I am trying to prune a decision tree to create 19 trees that have 2-20 terminal nodes, and I would like to calculate the training and test error for each. I used this code:
range <- c(2:20)
for (i in range) {
prune.fit <- prune.tree(fit, best = i)
plot(prune.fit) # all the plots :)
text(prune.fit, pretty = 0)
}
which worked well to generate the trees, but when I added in the training and test error it wouldn't work. I then tried this:
for (i in range) {
pred.fittrain[i] <- predict(prune.fit[i], newdata = my_ahp_train)
mean((pred.fittrain - my_ahp_train$sale_price)^2)
pred.fittest[i] <- predict(prune.fit[i], newdata = my_ahp_test)
mean((pred.fittest - my_ahp_test$sale_price)^2)
}
but it just gave me an error. I don't know how to fix this so that it calculates for each individual tree. If anyone has any tips please let me know!
For the Training and Test Error calculation I tried the following codes:
range <- c(2:20)
for (i in range) {
prune.fit <- prune.tree(fit, best = i)
plot(prune.fit) # all the plots :)
text(prune.fit, pretty = 0)
pred.fittrain[i] <- predict(prune.fit[i], newdata = my_ahp_train)
mean((pred.fittrain - my_ahp_train$sale_price)^2)
pred.fittest[i] <- predict(prune.fit[i], newdata = my_ahp_test)
mean((pred.fittest - my_ahp_test$sale_price)^2)
}
AND
range <- c(2:20)
for (i in range) {
prune.fit <- prune.tree(fit, best = i)
plot(prune.fit) # all the plots :)
text(prune.fit, pretty = 0)
pred.fittrain <- predict(prune.fit, newdata = my_ahp_train)
mean((pred.fittrain - my_ahp_train$sale_price)^2)
pred.fittest <- predict(prune.fit, newdata = my_ahp_test)
mean((pred.fittest - my_ahp_test$sale_price)^2)
}
AND
for (i in range) {
pred.fittrain[i] <- predict(prune.fit[i], newdata = my_ahp_train)
mean((pred.fittrain - my_ahp_train$sale_price)^2)

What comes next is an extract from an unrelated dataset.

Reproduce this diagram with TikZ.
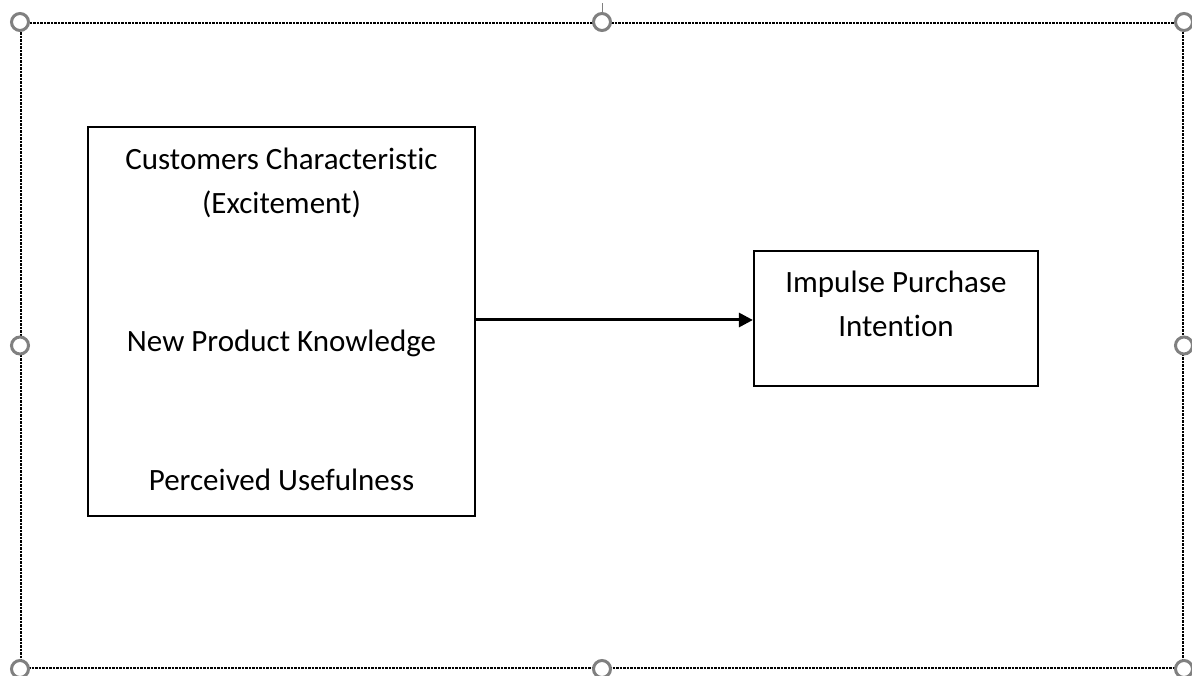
\documentclass[tikz,border=0pt]{standalone}
\usepackage{fontspec}
\setmainfont{Carlito}[Ligatures=NoCommon]
\usetikzlibrary{positioning,arrows.meta}

\begin{document}
\begin{tikzpicture}[x=1pt, y=-1pt,
    box/.style={draw, line width=2.2pt, inner sep=0pt},
    frame/.style={draw=black, line width=2pt, dash pattern=on 2.5pt off 1pt, inner sep=0pt},
    handle/.style={circle, draw=black!50, fill=white, line width=3pt, minimum size=17pt, inner sep=0pt},
    txt/.style={font=\fontsize{31}{44}\selectfont, inner sep=0pt, anchor=base}]
    \useasboundingbox (0,0) rectangle (1192,676);

    % selection frame
    \node[frame, minimum width=1162pt, minimum height=645pt] (sel) at (602,345.5) {};

    % boxes
    \node[box, minimum width=387pt, minimum height=389pt] (factors) at (281.5,321.5) {};
    \node[box, minimum width=284pt, minimum height=135pt] (impulse) at (896,318.5) {};

    % texts
    \node[txt] (cc) at (281.5,170) {Customers Characteristic};
    \node[txt] (ex) at (281.5,214) {(Excitement)};
    \node[txt] (npk) at (281.5,352) {New Product Knowledge};
    \node[txt] (pu) at (281.5,490) {Perceived Usefulness};
    \node[txt] (ip) at (896,293) {Impulse Purchase};
    \node[txt] (in) at (896,337) {Intention};

    % arrow
    \coordinate (mid) at (0,320);
    \draw[-{Triangle[length=14pt, width=14pt]}, line width=3pt] (factors.east |- mid) -- (impulse.west |- mid);

    % handles
    \foreach \a/\n in {north west/nw, north/n, north east/ne, west/w, east/e, south west/sw, south/s, south east/se}
        \node[handle] (h\n) at (sel.\a) {};
    \draw[black!50, line width=1pt] (hn.north) -- ++(0,-9) coordinate (rot);
\end{tikzpicture}
\end{document}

pred.fittest[i] <- predict(prune.fit[i], newdata = my_ahp_test)
mean((pred.fittest - my_ahp_test$sale_price)^2)
}
I was expecting one of these to generate the training and test errors for each decision tree.
It's hard to answer without knowing the packages used and no data, but the following code might be a step forward, see if it makes sense:
lapply(2:20, function(i){
prune.fit <- prune.tree(fit, best = i)
# train
prediction_train <- predict(prune.fit, newdata = my_ahp_train)
mse_train <- mean((prediction_train - my_ahp_train$sale_price)^2)
# repeat the same for test
prediction_test <- predict(prune.fit, newdata = my_ahp_test)
mse_test <- mean((prediction_test - my_ahp_test$sale_price)^2)
c(i = i, mse_train = mse_train, mse_test = mse_test)
}) %>% do.call(rbind, .)